Re: Mandarin developers eye Pike parcels for project

I would like to see something with this height and density. This is just a rendering and years off so I wont discuss the bland design that seems to be everywhere these days. But I think if you combined this part of the project with the develop, as one of the developers proposed, of the triangle parcel on bordering Dalton (?). I think a development like this would only add to the activity that up and down Newbury and Boylston
 
Re: Mandarin developers eye Pike parcels for project

This whole thing seems like a total pipedream, but it is intriguing. That's definitely an area that could handle some well-designed development to knit the Fenway and Bay Back together a bit. There has always been a big disconnect along Boylston between the BB and Fen.
 
Re: Mandarin developers eye Pike parcels for project

Pretty good, but not really ambitious. The parcel closest to the Hynes still will be uncovered, ensuring that a small gap in urbanity remains. Still, the Mass Ave bridge over the turnpike will finally feel like a part of the city, not a spot where the urbanity abruptly disappears.

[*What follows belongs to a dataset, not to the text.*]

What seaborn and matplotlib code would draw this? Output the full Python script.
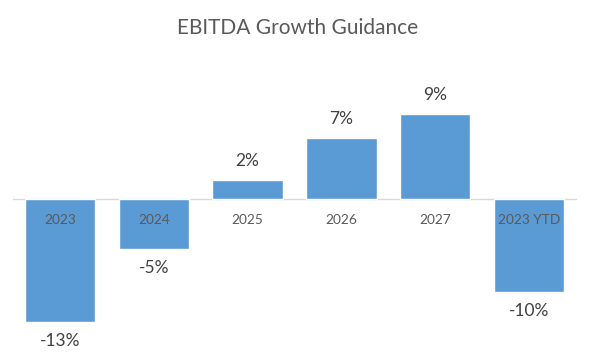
import matplotlib
matplotlib.use("Agg")
import matplotlib.pyplot as plt
import seaborn as sns
import pandas as pd

categories = ["2023", "2024", "2025", "2026", "2027", "2023 YTD"]
growth = [-13.4, -5.4, 2.1, 6.6, 9.3, -10.1]
title = "EBITDA Growth Guidance"

sns.set_style("white")
plt.rcParams["font.family"] = ["Lato", "DejaVu Sans"]

df = pd.DataFrame({"year": categories, "growth": growth})

fig = plt.figure(figsize=(5.95, 3.55), dpi=100)
ax = fig.add_axes([13 / 595, 0.0516, 563 / 595, 0.75])
sns.barplot(data=df, x="year", y="growth", color="#5B9BD5", saturation=1,
            width=0.75, ax=ax, order=categories)
for p in ax.patches:
    p.set_zorder(1)

ax.set_ylim(-15, 14)
ax.set_xlim(-0.5, len(categories) - 0.5)
for s in ["top", "right", "left"]:
    ax.spines[s].set_visible(False)
ax.spines["bottom"].set_position(("data", 0))
ax.spines["bottom"].set_color("#D9D9D9")
ax.spines["bottom"].set_linewidth(1)
ax.spines["bottom"].set_zorder(0.5)
ax.set_yticks([])
ax.tick_params(axis="x", length=0, pad=11, labelsize=9.8, labelcolor="#595959")
ax.xaxis.set_zorder(5)
ax.set_xlabel("")
ax.set_ylabel("")

for i, v in enumerate(growth):
    off = 19 if v >= 0 else -19
    ax.annotate(f"{v:.0f}%", (i, v), xytext=(0, off), textcoords="offset pixels",
                ha="center", va="center", fontsize=12.5, color="#404040")

fig.text(0.5, 1 - 28 / 355, title, ha="center", va="center", fontsize=15,
         color="#595959")

fig.savefig("out.png", dpi=100)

BTW, it took me a while to figure out the perspective of the render; it's facing north, Mass Ave in the middle, Boylston on the botton, and the parcel closest to the hynes on the bottom right.
 
Re: Mandarin developers eye Pike parcels for project

I like to see the other 3 submitals renderings,this one Imo, no hieght,flat tops and the best buy building walled off and surrounded no thanks!
 
Re: Mandarin developers eye Pike parcels for project

Looks like a decent bookend to the commercial portions of Newbury and Boylston. I never liked how they ended so abruptly with the Pike. Never a chance at any height here or anything flashy. The neighbors were going to want boring, so this is pretty decent.